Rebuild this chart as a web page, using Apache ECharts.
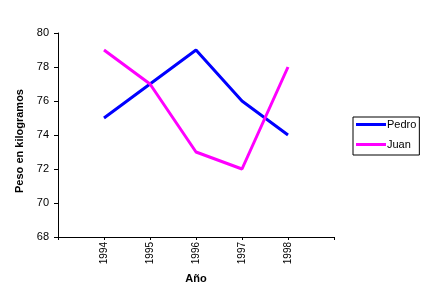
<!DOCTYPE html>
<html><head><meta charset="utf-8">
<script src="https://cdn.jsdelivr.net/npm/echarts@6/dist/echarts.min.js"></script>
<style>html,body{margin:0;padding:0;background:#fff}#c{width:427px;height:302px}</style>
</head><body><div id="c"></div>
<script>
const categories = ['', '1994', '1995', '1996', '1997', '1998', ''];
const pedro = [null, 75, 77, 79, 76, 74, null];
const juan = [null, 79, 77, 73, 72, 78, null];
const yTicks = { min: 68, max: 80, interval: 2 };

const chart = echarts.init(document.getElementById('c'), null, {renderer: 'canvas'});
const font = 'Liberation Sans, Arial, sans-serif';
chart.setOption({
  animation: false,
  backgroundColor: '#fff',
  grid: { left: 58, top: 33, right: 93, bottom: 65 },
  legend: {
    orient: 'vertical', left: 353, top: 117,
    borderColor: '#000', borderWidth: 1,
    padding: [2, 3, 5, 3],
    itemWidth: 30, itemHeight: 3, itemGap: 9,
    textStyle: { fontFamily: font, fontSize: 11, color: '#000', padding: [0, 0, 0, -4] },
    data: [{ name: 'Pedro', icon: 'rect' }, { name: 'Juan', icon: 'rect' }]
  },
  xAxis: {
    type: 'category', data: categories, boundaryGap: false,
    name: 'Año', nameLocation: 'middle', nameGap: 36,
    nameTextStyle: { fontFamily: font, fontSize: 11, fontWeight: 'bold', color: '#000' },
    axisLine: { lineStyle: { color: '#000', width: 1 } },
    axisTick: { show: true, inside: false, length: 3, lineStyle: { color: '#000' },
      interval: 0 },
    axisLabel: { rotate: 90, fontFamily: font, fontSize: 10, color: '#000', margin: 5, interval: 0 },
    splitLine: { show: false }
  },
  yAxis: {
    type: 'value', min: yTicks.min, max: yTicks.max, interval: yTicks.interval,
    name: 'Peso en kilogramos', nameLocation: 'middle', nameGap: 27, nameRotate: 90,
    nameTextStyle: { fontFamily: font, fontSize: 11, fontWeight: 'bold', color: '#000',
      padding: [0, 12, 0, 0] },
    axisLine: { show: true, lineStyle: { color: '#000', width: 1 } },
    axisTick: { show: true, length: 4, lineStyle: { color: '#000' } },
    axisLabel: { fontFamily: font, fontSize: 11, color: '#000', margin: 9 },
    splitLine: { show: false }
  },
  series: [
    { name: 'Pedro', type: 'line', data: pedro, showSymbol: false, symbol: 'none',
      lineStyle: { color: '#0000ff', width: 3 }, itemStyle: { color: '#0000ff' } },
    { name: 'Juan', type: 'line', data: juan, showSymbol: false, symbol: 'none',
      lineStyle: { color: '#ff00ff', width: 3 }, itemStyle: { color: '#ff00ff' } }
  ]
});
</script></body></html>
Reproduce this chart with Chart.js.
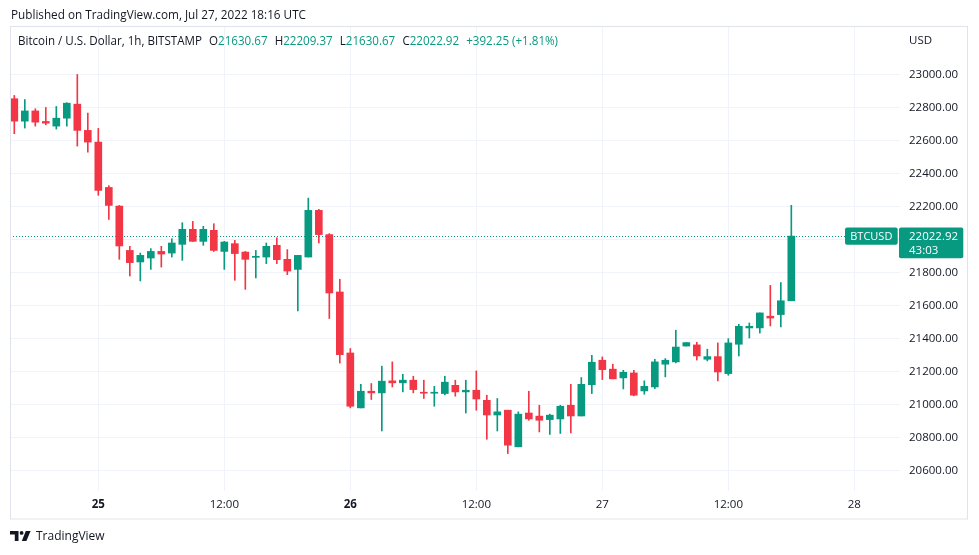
┄┄┄┄┄┄
▶ **Task goal**:
Restate the records above in full, word for word. Keep pictures out.

▶ **The reply**:
Rebuild this chart as a web page, using Apache ECharts.
<!DOCTYPE html>
<html><head><meta charset="utf-8">
<script src="https://cdn.jsdelivr.net/npm/echarts@6/dist/echarts.min.js"></script>
<style>html,body{margin:0;padding:0;background:#fff}#c{width:427px;height:302px}</style>
</head><body><div id="c"></div>
<script>
const categories = ['', '1994', '1995', '1996', '1997', '1998', ''];
const pedro = [null, 75, 77, 79, 76, 74, null];
const juan = [null, 79, 77, 73, 72, 78, null];
const yTicks = { min: 68, max: 80, interval: 2 };

const chart = echarts.init(document.getElementById('c'), null, {renderer: 'canvas'});
const font = 'Liberation Sans, Arial, sans-serif';
chart.setOption({
  animation: false,
  backgroundColor: '#fff',
  grid: { left: 58, top: 33, right: 93, bottom: 65 },
  legend: {
    orient: 'vertical', left: 353, top: 117,
    borderColor: '#000', borderWidth: 1,
    padding: [2, 3, 5, 3],
    itemWidth: 30, itemHeight: 3, itemGap: 9,
    textStyle: { fontFamily: font, fontSize: 11, color: '#000', padding: [0, 0, 0, -4] },
    data: [{ name: 'Pedro', icon: 'rect' }, { name: 'Juan', icon: 'rect' }]
  },
  xAxis: {
    type: 'category', data: categories, boundaryGap: false,
    name: 'Año', nameLocation: 'middle', nameGap: 36,
    nameTextStyle: { fontFamily: font, fontSize: 11, fontWeight: 'bold', color: '#000' },
    axisLine: { lineStyle: { color: '#000', width: 1 } },
    axisTick: { show: true, inside: false, length: 3, lineStyle: { color: '#000' },
      interval: 0 },
    axisLabel: { rotate: 90, fontFamily: font, fontSize: 10, color: '#000', margin: 5, interval: 0 },
    splitLine: { show: false }
  },
  yAxis: {
    type: 'value', min: yTicks.min, max: yTicks.max, interval: yTicks.interval,
    name: 'Peso en kilogramos', nameLocation: 'middle', nameGap: 27, nameRotate: 90,
    nameTextStyle: { fontFamily: font, fontSize: 11, fontWeight: 'bold', color: '#000',
      padding: [0, 12, 0, 0] },
    axisLine: { show: true, lineStyle: { color: '#000', width: 1 } },
    axisTick: { show: true, length: 4, lineStyle: { color: '#000' } },
    axisLabel: { fontFamily: font, fontSize: 11, color: '#000', margin: 9 },
    splitLine: { show: false }
  },
  series: [
    { name: 'Pedro', type: 'line', data: pedro, showSymbol: false, symbol: 'none',
      lineStyle: { color: '#0000ff', width: 3 }, itemStyle: { color: '#0000ff' } },
    { name: 'Juan', type: 'line', data: juan, showSymbol: false, symbol: 'none',
      lineStyle: { color: '#ff00ff', width: 3 }, itemStyle: { color: '#ff00ff' } }
  ]
});
</script></body></html>
Reproduce this chart with Chart.js.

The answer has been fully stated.